Task goal:
Reproduce exactly the lines from the one containing "Rebuild this chart as a Python script, using Plotly." through the end of the entries, including both. Drop the pictures.

Collected data entries:
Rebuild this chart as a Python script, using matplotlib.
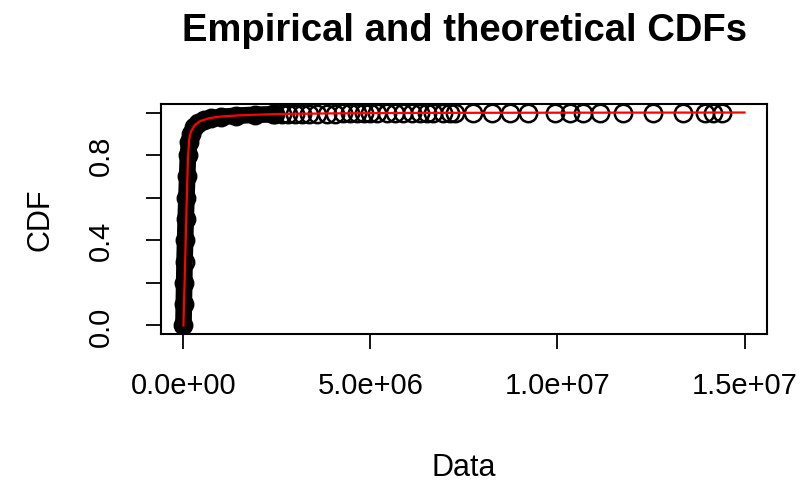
import numpy as np
import matplotlib.pyplot as plt

# empirical CDF, dense body (x in units of 1e6)
body_x = [0.00, 0.01, 0.02, 0.03, 0.045, 0.06, 0.08, 0.10, 0.12, 0.15, 0.20,
          0.28, 0.40, 0.55, 0.75, 1.00, 1.40, 1.90, 2.40]
body_f = [0.00, 0.10, 0.20, 0.30, 0.40, 0.50, 0.60, 0.70, 0.80, 0.86, 0.90,
          0.93, 0.95, 0.963, 0.972, 0.979, 0.985, 0.989, 0.992]

# empirical CDF, sparse tail
tail_x = [2.45, 2.64, 2.80, 2.98, 3.17, 3.36, 3.57, 3.84, 4.05, 4.26, 4.45,
          4.64, 4.83, 4.99, 5.17, 5.44, 5.65, 5.87, 6.11, 6.32, 6.51, 6.67,
          6.94, 7.13, 7.26, 7.74, 8.25, 8.73, 9.21, 9.93, 10.33, 10.68,
          11.13, 11.74, 12.55, 13.35, 13.94, 14.15, 14.39]
tail_f = [0.992, 0.993, 0.993, 0.994, 0.994, 0.994, 0.995, 0.995, 0.995,
          0.996, 0.996, 0.996, 0.996, 0.997, 0.997, 0.997, 0.997, 0.997,
          0.998, 0.998, 0.998, 0.998, 0.998, 0.998, 0.998, 0.999, 0.999,
          0.999, 0.999, 0.999, 0.999, 0.999, 0.999, 1.0, 1.0, 1.0, 1.0,
          1.0, 1.0]

# fitted (theoretical) CDF
fit_x = [0.0, 0.03, 0.06, 0.09, 0.12, 0.15, 0.20, 0.30, 0.45, 0.70, 1.00,
         1.50, 2.50, 4.00, 6.00, 9.00, 15.0]
fit_f = [0.0, 0.20, 0.40, 0.60, 0.78, 0.87, 0.91, 0.94, 0.96, 0.974, 0.981,
         0.987, 0.993, 0.996, 0.998, 0.999, 1.0]

xticks = [0, 5e6, 1e7, 1.5e7]
xtick_labels = ["0.0e+00", "5.0e+06", "1.0e+07", "1.5e+07"]
yticks = [0.0, 0.2, 0.4, 0.6, 0.8, 1.0]
ytick_labels = ["0.0", "", "0.4", "", "0.8", ""]

plt.rcParams['font.family'] = ['Liberation Sans', 'DejaVu Sans']

fig = plt.figure(figsize=(8.07, 4.85), dpi=100)
ax = fig.add_axes([0.1995, 0.3093, 0.7509, 0.4742])

scale = 1e6
bx = np.array(body_x) * scale
tx = np.array(tail_x) * scale
fx = np.array(fit_x) * scale

# thousands of overlapping circles near zero render as a solid black band
ax.plot(bx, body_f, color='black', lw=12, solid_capstyle='round', zorder=2)
ax.plot(bx, body_f, 'o', ms=12.5, mfc='none', mec='black', mew=1.8, zorder=2)
ax.plot(tx, tail_f, 'o', ms=12.5, mfc='none', mec='black', mew=1.8, zorder=2)
ax.plot(fx, fit_f, color='red', lw=1.6, zorder=3)

ax.set_xlim(-0.6e6, 15.6e6)
ax.set_ylim(-0.04, 1.04)
ax.set_xticks(xticks)
ax.set_xticklabels(xtick_labels)
ax.set_yticks(yticks)
ax.set_yticklabels(ytick_labels, rotation=90, va='center')

ax.tick_params(axis='both', direction='out', length=11, width=1.3,
               labelsize=21, color='black')
ax.tick_params(axis='x', pad=16)
ax.tick_params(axis='y', pad=22)
for s in ax.spines.values():
    s.set_linewidth(1.5)

fig.text(465 / 807, 1 - 31 / 485, "Empirical and theoretical CDFs",
         ha='center', va='center', fontsize=27.5, fontweight='bold')
fig.text(40 / 807, 1 - 220 / 485, "CDF", rotation=90, ha='center',
         va='center', fontsize=22)
fig.text(464 / 807, 1 - 468 / 485, "Data", ha='center', va='center',
         fontsize=22)

fig.savefig("out.png", dpi=100)
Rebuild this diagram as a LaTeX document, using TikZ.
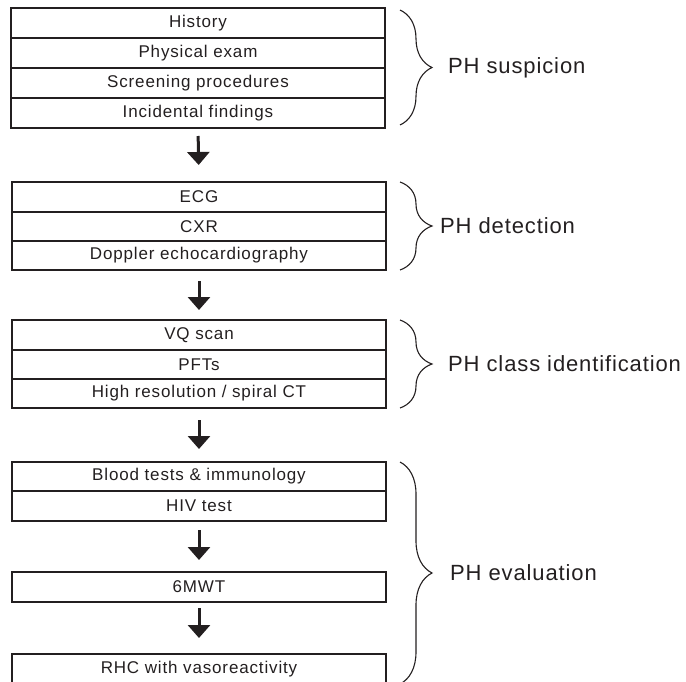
\documentclass[tikz,border=0pt]{standalone}
\usepackage{fontspec}
\setmainfont{Liberation Sans}
\newfontfamily\boxfont[LetterSpace=5]{Liberation Sans}
\newfontfamily\labfont[LetterSpace=4]{Liberation Sans}
\usetikzlibrary{arrows.meta,decorations.pathreplacing,calc}
\definecolor{ink}{HTML}{231F20}
\tikzset{
  row/.style={draw=ink, line width=1.1pt, minimum width=374pt, minimum height=30pt,
    inner sep=0pt, outer sep=0pt, anchor=north west, text=ink, font=\boxfont\fontsize{17}{19}\selectfont},
  bigarrow/.style={draw=ink, line width=3pt, -{Triangle[width=22pt,length=13pt]}},
  bracestyle/.style={draw=ink, line width=1.1pt, decorate, decoration={brace, amplitude=32pt}},
  lab/.style={anchor=west, inner sep=0pt, text=ink, font=\labfont\fontsize{22}{24}\selectfont}
}
\begin{document}
\begin{tikzpicture}[x=1pt,y=-1pt]
\useasboundingbox (0,0) rectangle (686,682);
% group 1
\node[row] (s1) at (11,8) {History};
\node[row] (s2) at (11,38) {Physical exam};
\node[row] (s3) at (11,68) {Screening procedures};
\node[row] (s4) at (11,98) {Incidental findings};
% group 2
\node[row, minimum height=30pt] (d1) at (12,182) {ECG};
\node[row, minimum height=29pt] (d2) at (12,212) {CXR};
\node[row, minimum height=29pt] (d3) at (12,241) {Doppler echocardiography};
% group 3
\node[row, minimum height=30pt] (c1) at (12,320) {VQ scan};
\node[row, minimum height=29pt] (c2) at (12,350) {PFTs};
\node[row, minimum height=29pt] (c3) at (12,379) {High resolution / spiral CT};
% group 4
\node[row, minimum height=29pt] (e1) at (12,462) {Blood tests \& immunology};
\node[row, minimum height=30pt] (e2) at (12,491) {HIV test};
\node[row] (e3) at (12,572) {6MWT};
\node[row, minimum height=36pt] (e4) at (12,654) {};
\node[anchor=center, inner sep=0pt, text=ink, font=\boxfont\fontsize{17}{19}\selectfont] (e4t) at (199,669) {RHC with vasoreactivity};
% arrows
\draw[bigarrow, shorten <=8pt, shorten >=17pt] (s4.south) -- (d1.north);
\draw[bigarrow, shorten <=11pt, shorten >=10pt] (d3.south) -- (c1.north);
\draw[bigarrow, shorten <=12pt, shorten >=13pt] (c3.south) -- (e1.north);
\draw[bigarrow, shorten <=9pt, shorten >=12pt] (e2.south) -- (e3.north);
\draw[bigarrow, shorten <=6pt, shorten >=16pt] (e3.south) -- (e4.north);
% braces
\draw[bracestyle] (400,10) -- (400,125);
\draw[bracestyle] (400,182) -- (400,270);
\draw[bracestyle] (400,320) -- (400,408);
\draw[bracestyle] (400,462) -- (400,684);
% labels
\node[lab] (l1) at (448,67.5) {PH suspicion};
\node[lab] (l2) at (440,226) {PH detection};
\node[lab] (l3) at (448,364) {PH class identification};
\node[lab] (l4) at (450,573) {PH evaluation};
\end{tikzpicture}
\end{document}
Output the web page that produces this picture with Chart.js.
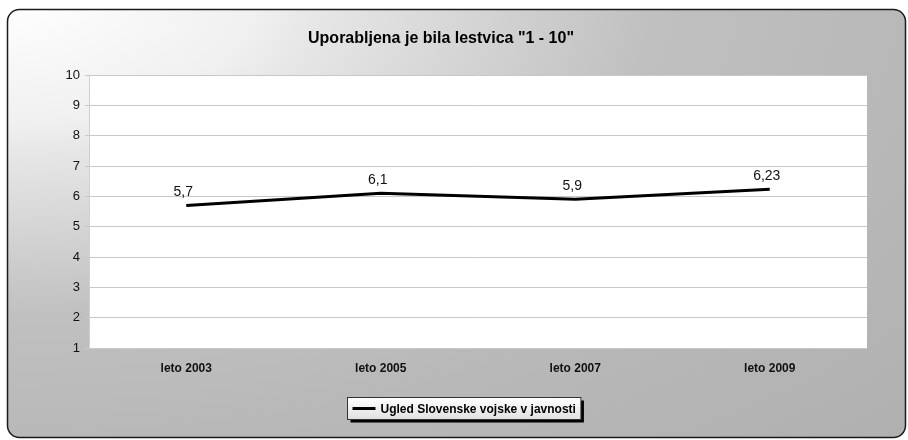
<!DOCTYPE html>
<html lang="sl">
<head>
  <meta charset="UTF-8">
  <title>Ugled Slovenske vojske v javnosti</title>
  <script src="https://cdn.jsdelivr.net/npm/chart.js"></script>
  <style>
    html, body { margin: 0; padding: 0; background: #ffffff; }
    #wrap { width: 908px; height: 440px; }
  </style>
</head>
<body>
  <div id="wrap"><canvas id="chart" width="908" height="440"></canvas></div>

  <script>
    // podatki
    const labels = ['leto 2003', 'leto 2005', 'leto 2007', 'leto 2009'];
    const values = [5.7, 6.1, 5.9, 6.23];
    const valueLabels = ['5,7', '6,1', '5,9', '6,23'];
    const seriesName = 'Ugled Slovenske vojske v javnosti';
    const titleText = 'Uporabljena je bila lestvica "1 - 10"';

    const FONT = '"Liberation Sans", Arial, sans-serif';

    // ozadje z obrobo in belo risalno površino
    const frame = {
      id: 'frame',
      beforeDraw(chart) {
        const ctx = chart.ctx;
        const W = chart.width, H = chart.height;
        const x = 7.5, y = 9.5, w = 898, h = 428, r = 12;
        ctx.save();
        ctx.beginPath();
        ctx.roundRect(x, y, w, h, r);
        ctx.save();
        ctx.clip();
        ctx.scale(1, H / W);
        const g = ctx.createRadialGradient(0, 0, 0, 0, 0, W * 1.41);
        g.addColorStop(0, '#ffffff');
        g.addColorStop(0.2, '#f0f0f0');
        g.addColorStop(0.24, '#e8e8e8');
        g.addColorStop(0.51, '#c0c0c0');
        g.addColorStop(0.71, '#b8b8b8');
        g.addColorStop(1, '#b0b0b0');
        ctx.fillStyle = g;
        ctx.fillRect(0, 0, W, W);
        ctx.restore();
        ctx.lineWidth = 1.5;
        ctx.strokeStyle = '#1a1a1a';
        ctx.stroke();

        const a = chart.chartArea;
        ctx.fillStyle = '#ffffff';
        ctx.fillRect(a.left, a.top, a.right - a.left, a.bottom - a.top);
        ctx.restore();
      }
    };

    // naslov, oznake vrednosti in legenda
    const extras = {
      id: 'extras',
      afterDatasetsDraw(chart) {
        const ctx = chart.ctx;
        const meta = chart.getDatasetMeta(0);
        ctx.save();
        ctx.font = '14px ' + FONT;
        ctx.fillStyle = '#111111';
        ctx.textAlign = 'center';
        ctx.textBaseline = 'bottom';
        meta.data.forEach((pt, i) => {
          ctx.fillText(valueLabels[i], pt.x - 3, pt.y - 6);
        });
        ctx.restore();
      },
      afterDraw(chart) {
        const ctx = chart.ctx;
        ctx.save();
        ctx.font = 'bold 16px ' + FONT;
        ctx.fillStyle = '#000000';
        ctx.textAlign = 'center';
        ctx.textBaseline = 'middle';
        ctx.fillText(titleText, 441, 39);

        ctx.font = 'bold 12px ' + FONT;
        const tw = ctx.measureText(seriesName).width;
        const bw = tw + 38, bh = 22;
        const bx = Math.round(chart.width / 2 - bw / 2 + 10) + 0.5;
        const by = 397.5;
        ctx.fillStyle = '#000000';
        ctx.fillRect(bx + 3, by + 3, bw, bh);
        const g = ctx.createLinearGradient(0, by, 0, by + bh);
        g.addColorStop(0, '#ffffff');
        g.addColorStop(1, '#e0e0e0');
        ctx.fillStyle = g;
        ctx.fillRect(bx, by, bw, bh);
        ctx.strokeStyle = '#333333';
        ctx.lineWidth = 1;
        ctx.strokeRect(bx, by, bw, bh);
        ctx.beginPath();
        ctx.moveTo(bx + 5, by + bh / 2);
        ctx.lineTo(bx + 28, by + bh / 2);
        ctx.lineWidth = 3;
        ctx.strokeStyle = '#000000';
        ctx.stroke();
        ctx.fillStyle = '#000000';
        ctx.textAlign = 'left';
        ctx.fillText(seriesName, bx + 33, by + bh / 2 + 1);
        ctx.restore();
      }
    };

    new Chart(document.getElementById('chart'), {
      type: 'line',
      data: {
        labels: labels,
        datasets: [{
          label: seriesName,
          data: values,
          borderColor: '#000000',
          borderWidth: 3,
          pointRadius: 0,
          tension: 0,
          fill: false
        }]
      },
      options: {
        responsive: false,
        animation: false,
        layout: { padding: { top: 75, left: 0, right: 41, bottom: 52 } },
        plugins: {
          legend: { display: false },
          tooltip: { enabled: false },
          title: { display: false }
        },
        scales: {
          x: {
            offset: true,
            grid: { display: false, drawTicks: false },
            border: { display: false },
            ticks: {
              color: '#111111',
              font: { family: FONT, size: 12, weight: 'bold' },
              padding: 13,
              maxRotation: 0
            },
            afterFit(scale) { scale.height = 40; }
          },
          y: {
            min: 1,
            max: 10,
            ticks: {
              stepSize: 1,
              color: '#111111',
              font: { family: FONT, size: 13 },
              padding: 5
            },
            grid: { color: '#c8c8c8', lineWidth: 1, tickLength: 4 },
            border: { display: true, color: '#d0d0d0' },
            afterFit(scale) { scale.width = 89; }
          }
        }
      },
      plugins: [frame, extras]
    });
  </script>
</body>
</html>
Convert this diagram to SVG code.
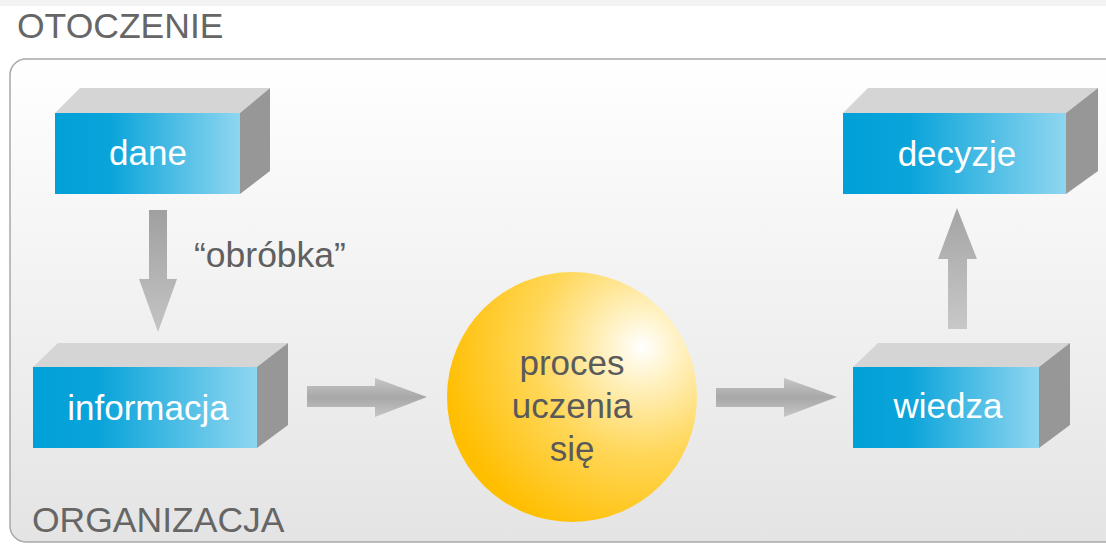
<svg xmlns="http://www.w3.org/2000/svg" width="1106" height="547" viewBox="0 0 1106 547">
<defs>
<linearGradient id="bg" x1="0" y1="0" x2="0" y2="1">
<stop offset="0" stop-color="#ffffff"/>
<stop offset="1" stop-color="#e4e4e4"/>
</linearGradient>
<linearGradient id="front" x1="0" y1="0" x2="1" y2="0">
<stop offset="0" stop-color="#00a0d8"/>
<stop offset="0.3" stop-color="#0aa4da"/>
<stop offset="1" stop-color="#8fd6f0"/>
</linearGradient>
<radialGradient id="sphere" cx="0.78" cy="0.3" r="0.95" fx="0.78" fy="0.3">
<stop offset="0" stop-color="#ffffff"/>
<stop offset="0.15" stop-color="#fff2c4"/>
<stop offset="0.45" stop-color="#ffd75a"/>
<stop offset="0.85" stop-color="#ffbe00"/>
<stop offset="1" stop-color="#ffbc00"/>
</radialGradient>
<linearGradient id="ad" x1="0" y1="0" x2="0" y2="1">
<stop offset="0" stop-color="#a0a0a0"/>
<stop offset="1" stop-color="#c4c4c4"/>
</linearGradient>
<linearGradient id="au" x1="0" y1="1" x2="0" y2="0">
<stop offset="0" stop-color="#c8c8c8"/>
<stop offset="1" stop-color="#a4a4a4"/>
</linearGradient>
<linearGradient id="ar" x1="0" y1="0" x2="0" y2="1">
<stop offset="0" stop-color="#c6c6c6"/>
<stop offset="0.5" stop-color="#a8a8a8"/>
<stop offset="1" stop-color="#c6c6c6"/>
</linearGradient>
<style>
.lbl{font-family:"Liberation Sans",Arial,sans-serif;font-size:35.5px;fill:#666666}
.bt{font-family:"Liberation Sans",Arial,sans-serif;font-size:35px;fill:#ffffff;text-anchor:middle}
.st{font-family:"Liberation Sans",Arial,sans-serif;font-size:35px;fill:#5a5a5a;text-anchor:middle}
.top{fill:#d5d5d5}
.side{fill:#979797}
.face{fill:url(#front)}
</style>
</defs>
<rect x="0" y="0" width="1106" height="547" fill="#ffffff"/>
<rect x="0" y="0" width="1106" height="6" fill="#f3f3f3"/>
<text class="lbl" x="17" y="38">OTOCZENIE</text>
<rect id="organizacja" x="10" y="59" width="1120" height="483" rx="16" fill="url(#bg)" stroke="#a8a8a8" stroke-width="1.5"/>
<text class="lbl" x="32" y="532">ORGANIZACJA</text>

<g id="connectors">
<polygon fill="url(#ad)" points="149,210 167,210 167,279 177,279 158,332 139,279 149,279"/>
<polygon fill="url(#ar)" points="307,386 375,386 375,378 427,397 375,417 375,407 307,407"/>
<polygon fill="url(#ar)" points="716,388 784,388 784,378 837,397 784,417 784,407 716,407"/>
<polygon fill="url(#au)" points="948,329 967,329 967,259 977,259 957,208 938,259 948,259"/>
<text class="lbl" x="194" y="267" style="fill:#606060">“obróbka”</text>
</g>

<g id="dane">
<polygon class="top" points="55,113 80,88 270,88 240,113"/>
<polygon class="side" points="240,113 270,88 270,171 240,194"/>
<rect class="face" x="55" y="113" width="185" height="81"/>
<text class="bt" x="148" y="165">dane</text>
</g>

<g id="informacja">
<polygon class="top" points="33,367 58,343 288,343 257,367"/>
<polygon class="side" points="257,367 288,343 288,425 257,448"/>
<rect class="face" x="33" y="367" width="224" height="81"/>
<text class="bt" x="148" y="420">informacja</text>
</g>

<g id="decyzje">
<polygon class="top" points="843,113 868,88 1098,88 1066,113"/>
<polygon class="side" points="1066,113 1098,88 1098,171 1066,194"/>
<rect class="face" x="843" y="113" width="223" height="81"/>
<text class="bt" x="957" y="166">decyzje</text>
</g>

<g id="wiedza">
<polygon class="top" points="853,367 878,343 1070,343 1039,367"/>
<polygon class="side" points="1039,367 1070,343 1070,425 1039,448"/>
<rect class="face" x="853" y="367" width="186" height="81"/>
<text class="bt" x="948" y="418">wiedza</text>
</g>

<g id="proces">
<circle cx="572" cy="397" r="125" fill="url(#sphere)"/>
<text class="st" x="572" y="375">proces</text>
<text class="st" x="572" y="418">uczenia</text>
<text class="st" x="572" y="461">się</text>
</g>
</svg>
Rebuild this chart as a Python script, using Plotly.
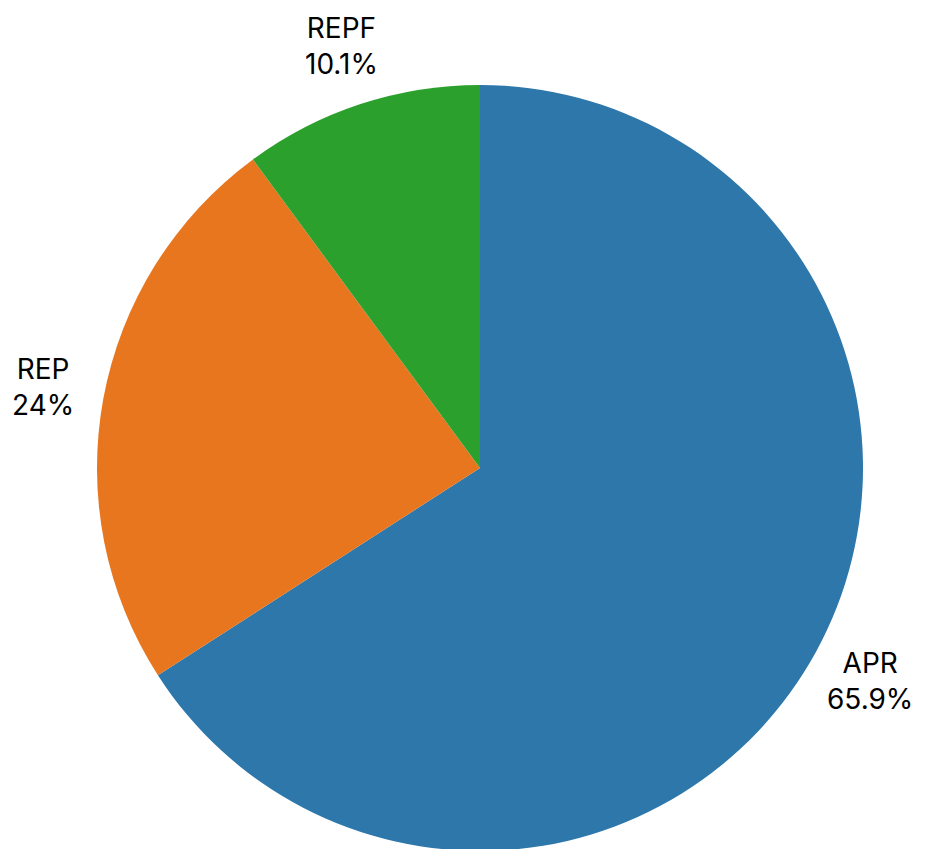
import math
import plotly.graph_objects as go

labels = ["APR", "REP", "REPF"]
values = [65.9, 24.0, 10.1]
colors = ["#2e77ab", "#e8761f", "#2ca02c"]

fig = go.Figure(go.Pie(
    labels=labels,
    values=values,
    sort=False,
    direction="clockwise",
    rotation=0,
    marker=dict(colors=colors, line=dict(width=0)),
    textinfo="none",
    showlegend=False,
    automargin=False,
    hole=0,
))

# label placement: centred at a radius beyond the pie edge, along each slice's mid-angle
L, R, T, B = 89, 72, 77, 6
W, H = 927, 849
pw, ph = W - L - R, H - T - B
radius_px = min(pw, ph) / 2
label_r = radius_px * 1.16
total = sum(values)
cum = 0.0
for lab, v in zip(labels, values):
    mid = (cum + v / 2) / total * 2 * math.pi
    cum += v
    dx = label_r * math.sin(mid)
    dy = label_r * math.cos(mid)
    pct = v / total * 100
    pct_txt = f"{pct:.1f}".rstrip("0").rstrip(".") + "%"
    fig.add_annotation(
        x=0.5 + dx / pw, y=0.5 + dy / ph, xref="paper", yref="paper",
        text=f"{lab}<br>{pct_txt}", showarrow=False,
        xanchor="center", yanchor="middle", align="center",
        font=dict(family="Inter", size=28, color="#000000"),
    )

fig.update_layout(
    width=W, height=H,
    margin=dict(l=L, r=R, t=T, b=B, autoexpand=False),
    paper_bgcolor="white",
    plot_bgcolor="white",
    font=dict(family="Inter"),
)

fig.write_html("out.html")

Result:
Rebuild this chart as a Python script, using Plotly.
import math
import plotly.graph_objects as go

labels = ["APR", "REP", "REPF"]
values = [65.9, 24.0, 10.1]
colors = ["#2e77ab", "#e8761f", "#2ca02c"]

fig = go.Figure(go.Pie(
    labels=labels,
    values=values,
    sort=False,
    direction="clockwise",
    rotation=0,
    marker=dict(colors=colors, line=dict(width=0)),
    textinfo="none",
    showlegend=False,
    automargin=False,
    hole=0,
))

# label placement: centred at a radius beyond the pie edge, along each slice's mid-angle
L, R, T, B = 89, 72, 77, 6
W, H = 927, 849
pw, ph = W - L - R, H - T - B
radius_px = min(pw, ph) / 2
label_r = radius_px * 1.16
total = sum(values)
cum = 0.0
for lab, v in zip(labels, values):
    mid = (cum + v / 2) / total * 2 * math.pi
    cum += v
    dx = label_r * math.sin(mid)
    dy = label_r * math.cos(mid)
    pct = v / total * 100
    pct_txt = f"{pct:.1f}".rstrip("0").rstrip(".") + "%"
    fig.add_annotation(
        x=0.5 + dx / pw, y=0.5 + dy / ph, xref="paper", yref="paper",
        text=f"{lab}<br>{pct_txt}", showarrow=False,
        xanchor="center", yanchor="middle", align="center",
        font=dict(family="Inter", size=28, color="#000000"),
    )

fig.update_layout(
    width=W, height=H,
    margin=dict(l=L, r=R, t=T, b=B, autoexpand=False),
    paper_bgcolor="white",
    plot_bgcolor="white",
    font=dict(family="Inter"),
)

fig.write_html("out.html")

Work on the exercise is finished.